Наряду с писанием писем Иван Аксаков смолоду и в течение почти всей своей жизни писал стихи, вкладывая в них свои раздумья о современных вопросах, о действительности. Сам он невысоко ставил себя как поэта, и эта скромность делала только честь Ивану Сергеевичу, отдельные стихи которого Некрасов называл "превосходными" и добавлял: "Давно не слышалось в русской литературе такого благородного, строгого и сильного голоса". Муза Ивана весьма сурова своей гражданственностью ("во мне слишком много гражданина, который вытесняет поэта", по его словам) и в то же время тревожна своими душевными исканиями и порывами в сравнении с публицистическими стихами Константина, не знавшего никаких сомнений в своей проповеди. Иван "лицом к лицу", говоря его словами, "встретился с действительностью", живя долгое время в губернских городах и вникая не только в механизм чиновничьего управления, но и в интересы общественной, народной жизни. Тысячи верст пришлось ему исколесить по дорогам России, на тарантасе ли, в кибитке, на санях, в простой телеге с приделанным к ней кибиточным верхом или вовсе без него. Сколько людей самых разных сословий перевидал он на станциях, во время ночлега в деревнях и селах, при исполнении служебных обязанностей, сколько дорожных впечатлений и разговоров. "Эти впечатления лягут во мне,- писал он,- широким фундаментом для будущей моей поэтической производительности".

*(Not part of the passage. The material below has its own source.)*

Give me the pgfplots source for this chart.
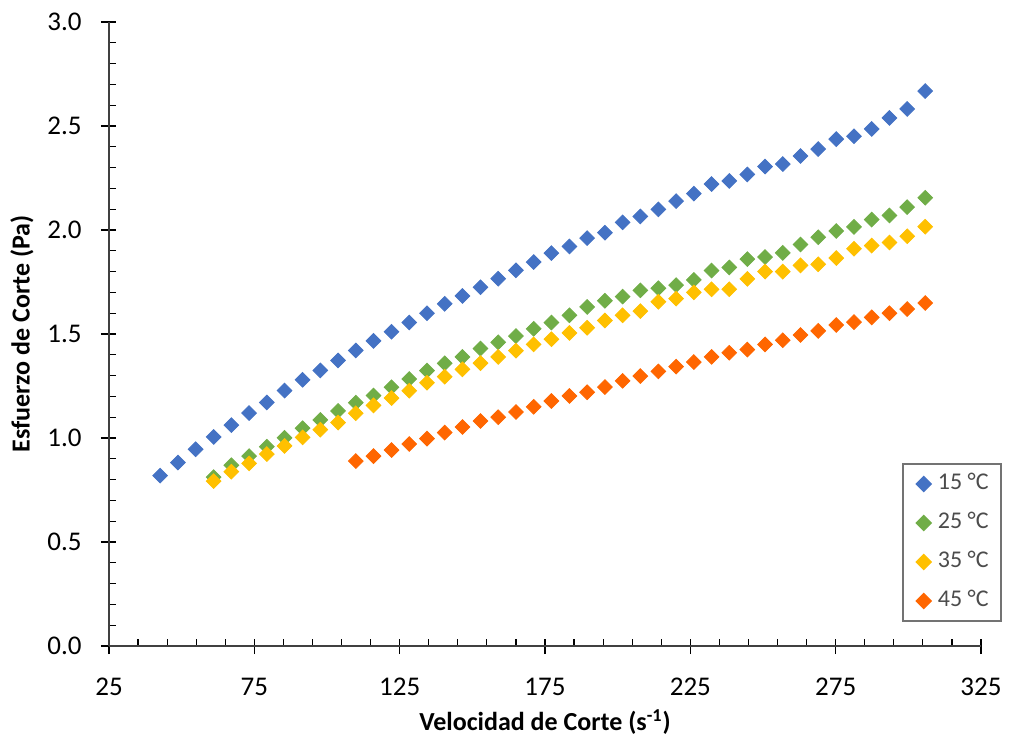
\documentclass[border=0pt]{standalone}
\usepackage{pgfplots}
\pgfplotsset{compat=1.18}
\usepackage{pgfplotstable}
\usepackage{fontspec}
\setmainfont{Carlito}

\definecolor{c15}{HTML}{4472C4}
\definecolor{c25}{HTML}{70AD47}
\definecolor{c35}{HTML}{FFC000}
\definecolor{c45}{HTML}{FF6600}

% Shear rate (1/s) vs. shear stress (Pa)
\pgfplotstableread{
x y
42.6 0.819
48.7 0.882
54.8 0.946
61.0 1.005
67.1 1.062
73.2 1.120
79.3 1.171
85.4 1.228
91.6 1.280
97.7 1.325
103.8 1.373
109.9 1.421
116.0 1.467
122.2 1.511
128.3 1.555
134.4 1.600
140.5 1.645
146.6 1.683
152.8 1.725
158.9 1.766
165.0 1.806
171.1 1.846
177.2 1.889
183.4 1.921
189.5 1.961
195.6 1.987
201.7 2.037
207.8 2.065
214.0 2.099
220.1 2.139
226.2 2.175
232.3 2.221
238.4 2.236
244.6 2.267
250.7 2.305
256.8 2.317
262.9 2.356
269.0 2.389
275.2 2.437
281.3 2.451
287.4 2.486
293.5 2.539
299.6 2.582
305.8 2.668
}\tabA

\pgfplotstableread{
x y
61.0 0.812
67.1 0.869
73.2 0.913
79.3 0.958
85.4 1.001
91.6 1.047
97.7 1.087
103.8 1.130
109.9 1.170
116.0 1.204
122.2 1.244
128.3 1.284
134.4 1.324
140.5 1.359
146.6 1.390
152.8 1.430
158.9 1.460
165.0 1.490
171.1 1.525
177.2 1.555
183.4 1.590
189.5 1.630
195.6 1.660
201.7 1.680
207.8 1.710
214.0 1.720
220.1 1.735
226.2 1.760
232.3 1.805
238.4 1.820
244.6 1.860
250.7 1.870
256.8 1.890
262.9 1.930
269.0 1.965
275.2 1.995
281.3 2.015
287.4 2.050
293.5 2.070
299.6 2.110
305.8 2.155
}\tabB

\pgfplotstableread{
x y
61.0 0.793
67.1 0.838
73.2 0.878
79.3 0.923
85.4 0.962
91.6 1.003
97.7 1.040
103.8 1.074
109.9 1.119
116.0 1.157
122.2 1.192
128.3 1.227
134.4 1.266
140.5 1.295
146.6 1.330
152.8 1.360
158.9 1.390
165.0 1.420
171.1 1.450
177.2 1.475
183.4 1.505
189.5 1.530
195.6 1.565
201.7 1.590
207.8 1.610
214.0 1.655
220.1 1.670
226.2 1.700
232.3 1.715
238.4 1.715
244.6 1.765
250.7 1.800
256.8 1.800
262.9 1.830
269.0 1.835
275.2 1.865
281.3 1.910
287.4 1.925
293.5 1.940
299.6 1.970
305.8 2.016
}\tabC

\pgfplotstableread{
x y
109.9 0.889
116.0 0.913
122.2 0.942
128.3 0.971
134.4 0.997
140.5 1.026
146.6 1.053
152.8 1.082
158.9 1.100
165.0 1.125
171.1 1.150
177.2 1.178
183.4 1.202
189.5 1.220
195.6 1.245
201.7 1.275
207.8 1.298
214.0 1.320
220.1 1.343
226.2 1.365
232.3 1.390
238.4 1.410
244.6 1.425
250.7 1.450
256.8 1.470
262.9 1.495
269.0 1.515
275.2 1.543
281.3 1.557
287.4 1.580
293.5 1.600
299.6 1.620
305.8 1.649
}\tabD

\pgfplotsset{
  frame/.style={
    at={(0,0)}, anchor=south west,
    scale only axis, width=436pt, height=312pt,
    xmin=25, xmax=325, ymin=0, ymax=3,
    axis lines=left,
    xtick={25,75,...,325},
    ytick={0,0.5,...,3},
    tick style={black, line width=0.6pt},
  },
}

\begin{document}
\begin{tikzpicture}
\useasboundingbox (-54.5pt,-47pt) rectangle (450.5pt,323pt);
% outer halves of the major ticks
\begin{axis}[
  frame,
  axis line style={draw=none},
  tick align=outside,
  major tick length=4pt,
  minor tick num=0,
  xticklabels={}, yticklabels={},
]
\end{axis}
\begin{axis}[
  frame,
  axis line style={-, black!75, line width=0.7pt},
  minor x tick num=4,
  minor y tick num=4,
  tick align=inside,
  major tick length=3.5pt,
  minor tick length=3.5pt,
  /pgf/number format/assume math mode=true,
  y tick label style={/pgf/number format/fixed, /pgf/number format/fixed zerofill, /pgf/number format/precision=1},
  xticklabel style={font=\fontsize{13.5}{16}\selectfont, anchor=base, inner sep=0pt, yshift=-24.5pt},
  yticklabel style={font=\fontsize{13.5}{16}\selectfont, anchor=east, inner sep=0pt, xshift=-13.5pt},
  xlabel={\textbf{Velocidad de Corte (s\textsuperscript{-1})}},
  ylabel={\textbf{Esfuerzo de Corte (Pa)}},
  every axis x label/.style={at={(axis description cs:0.5,0)}, anchor=center, yshift=-38pt, font=\fontsize{13}{15}\selectfont},
  every axis y label/.style={at={(axis description cs:0,0.5)}, anchor=center, rotate=90, yshift=43.5pt, font=\fontsize{13}{15}\selectfont},
  legend style={at={(axis description cs:1.024,0.293)}, anchor=north east,
    draw=black!55, line width=0.75pt, fill=white,
    font=\fontsize{12}{14}\selectfont, text=black!70,
    inner xsep=6.3pt, inner ysep=4pt, row sep=7.5pt,
    nodes={inner sep=0pt, text height=9pt, text depth=3pt}},
  legend cell align=left,
  legend image code/.code={\draw[#1] plot coordinates {(0pt,0pt)}; \path (-3.7pt,0pt) (6.7pt,0pt);},
  every axis plot/.append style={only marks, mark=square*, mark size=2.6pt},
]
\addplot[color=c15, mark options={rotate=45, draw=none, fill=c15}] table {\tabA};
\addlegendentry{15 °C}
\addplot[color=c25, mark options={rotate=45, draw=none, fill=c25}] table {\tabB};
\addlegendentry{25 °C}
\addplot[color=c35, mark options={rotate=45, draw=none, fill=c35}] table {\tabC};
\addlegendentry{35 °C}
\addplot[color=c45, mark options={rotate=45, draw=none, fill=c45}] table {\tabD};
\addlegendentry{45 °C}
\end{axis}
\end{tikzpicture}
\end{document}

Что-то от личного, духовно-интимного есть в лучшей поэме Ивана Аксакова "Бродяга" (названной им "очерком в стихах"). Недаром он признавал в себе "бродяжнический элемент", заставлявший его пускаться в путешествие по России. "Бродяжничество" главного героя, двадцатилетнего крестьянина Алешки Матвеева по русской земле позволило Ивану Аксакову коснуться извечно "ищущих", "страннических" сторон русского национального характера, и вместе с тем, этот "бродяга, гуляя по всей России как дома", дал автору, по его словам, "возможность сделать стихотворное описание русской природы и русского быта в разных видах". Но наш "бродяга" вовсе не бездельник, "не празднолюбец", он бежит "не от труда, а к новому труду", зная, что везде найдет работу.